**WORK TO COMPLETE**
Pick out the lines below that contain the string "recreates" and copy them all.

**DATASET RECORDS**
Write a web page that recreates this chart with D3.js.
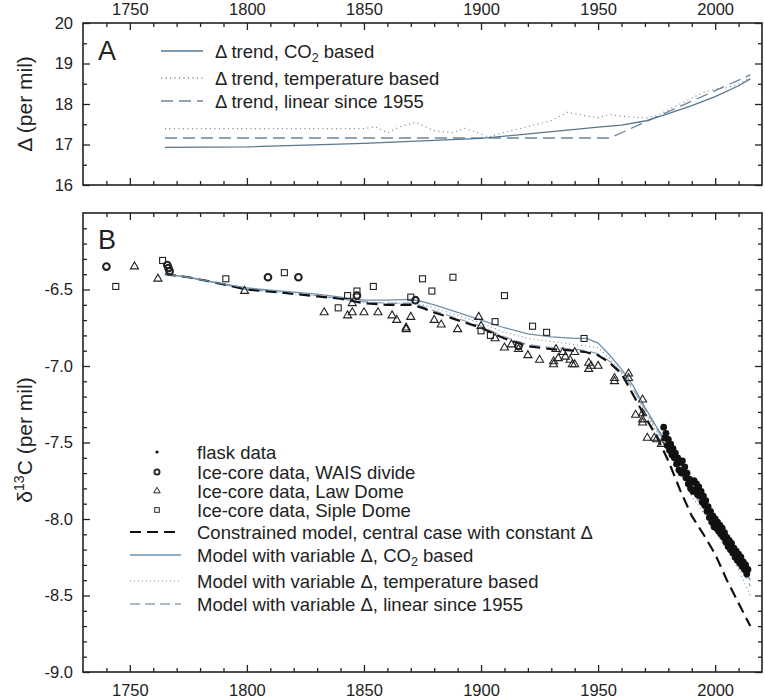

==

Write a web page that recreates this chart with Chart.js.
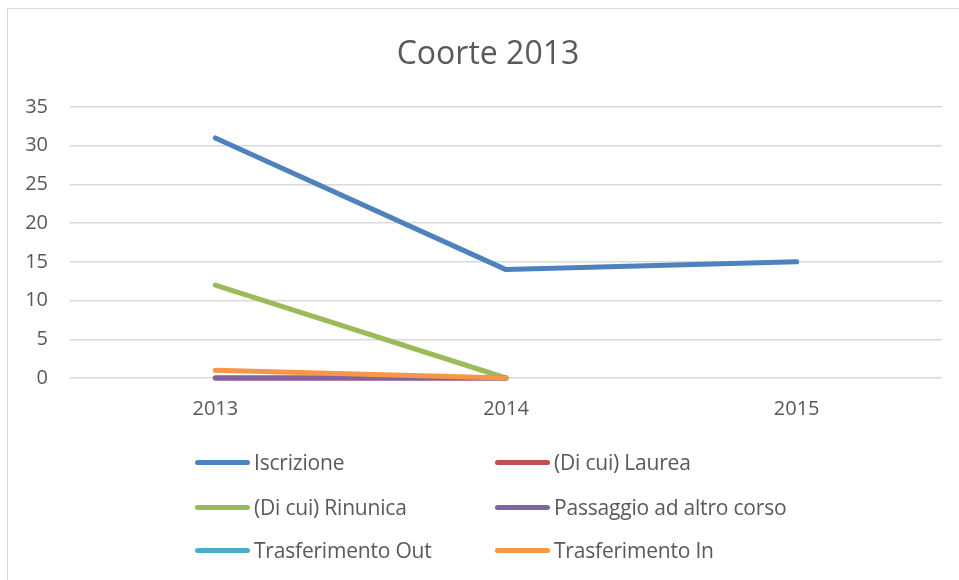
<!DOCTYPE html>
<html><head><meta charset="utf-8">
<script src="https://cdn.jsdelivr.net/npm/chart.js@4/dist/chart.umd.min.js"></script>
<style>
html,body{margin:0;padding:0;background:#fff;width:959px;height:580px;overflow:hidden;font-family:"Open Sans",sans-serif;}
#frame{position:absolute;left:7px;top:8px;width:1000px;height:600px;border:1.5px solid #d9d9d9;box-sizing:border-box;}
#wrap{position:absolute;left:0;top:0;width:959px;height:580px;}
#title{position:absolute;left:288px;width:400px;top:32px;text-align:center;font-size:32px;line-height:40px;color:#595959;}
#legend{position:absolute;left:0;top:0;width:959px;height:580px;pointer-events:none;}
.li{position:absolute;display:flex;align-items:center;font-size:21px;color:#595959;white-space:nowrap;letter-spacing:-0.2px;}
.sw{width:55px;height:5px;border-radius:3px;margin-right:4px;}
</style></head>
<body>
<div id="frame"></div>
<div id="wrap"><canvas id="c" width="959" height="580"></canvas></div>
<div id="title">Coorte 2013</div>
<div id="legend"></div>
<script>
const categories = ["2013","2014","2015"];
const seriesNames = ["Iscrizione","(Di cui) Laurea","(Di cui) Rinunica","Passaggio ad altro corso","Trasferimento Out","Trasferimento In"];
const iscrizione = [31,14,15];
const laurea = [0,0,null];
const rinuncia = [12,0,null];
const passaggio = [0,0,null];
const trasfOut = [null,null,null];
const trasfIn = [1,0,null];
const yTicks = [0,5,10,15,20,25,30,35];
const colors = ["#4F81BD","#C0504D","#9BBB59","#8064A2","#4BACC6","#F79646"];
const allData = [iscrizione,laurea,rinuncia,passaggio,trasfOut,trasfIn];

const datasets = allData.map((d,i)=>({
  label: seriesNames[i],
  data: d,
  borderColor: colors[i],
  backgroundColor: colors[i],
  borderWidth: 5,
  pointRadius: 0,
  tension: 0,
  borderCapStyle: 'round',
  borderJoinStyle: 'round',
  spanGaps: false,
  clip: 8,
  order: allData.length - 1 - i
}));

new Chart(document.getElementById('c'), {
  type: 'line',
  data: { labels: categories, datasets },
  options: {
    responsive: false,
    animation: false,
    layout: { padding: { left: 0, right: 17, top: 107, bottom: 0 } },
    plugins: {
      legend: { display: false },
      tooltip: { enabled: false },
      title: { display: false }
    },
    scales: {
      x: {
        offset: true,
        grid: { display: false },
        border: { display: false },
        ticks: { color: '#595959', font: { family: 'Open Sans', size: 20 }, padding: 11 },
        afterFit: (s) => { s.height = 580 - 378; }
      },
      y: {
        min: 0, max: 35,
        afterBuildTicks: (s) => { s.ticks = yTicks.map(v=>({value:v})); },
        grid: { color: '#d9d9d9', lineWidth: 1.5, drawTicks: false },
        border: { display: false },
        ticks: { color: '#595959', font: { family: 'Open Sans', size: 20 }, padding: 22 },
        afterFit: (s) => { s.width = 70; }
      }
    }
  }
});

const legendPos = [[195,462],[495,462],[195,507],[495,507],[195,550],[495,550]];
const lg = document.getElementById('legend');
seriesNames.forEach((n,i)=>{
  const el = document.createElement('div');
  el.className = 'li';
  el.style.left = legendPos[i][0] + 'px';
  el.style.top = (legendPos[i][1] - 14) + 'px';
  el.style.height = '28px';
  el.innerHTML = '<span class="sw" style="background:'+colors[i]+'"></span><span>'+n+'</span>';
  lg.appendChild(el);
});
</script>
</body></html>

**RESULT OF THIS TASK**
Write a web page that recreates this chart with D3.js.
Write a web page that recreates this chart with Chart.js.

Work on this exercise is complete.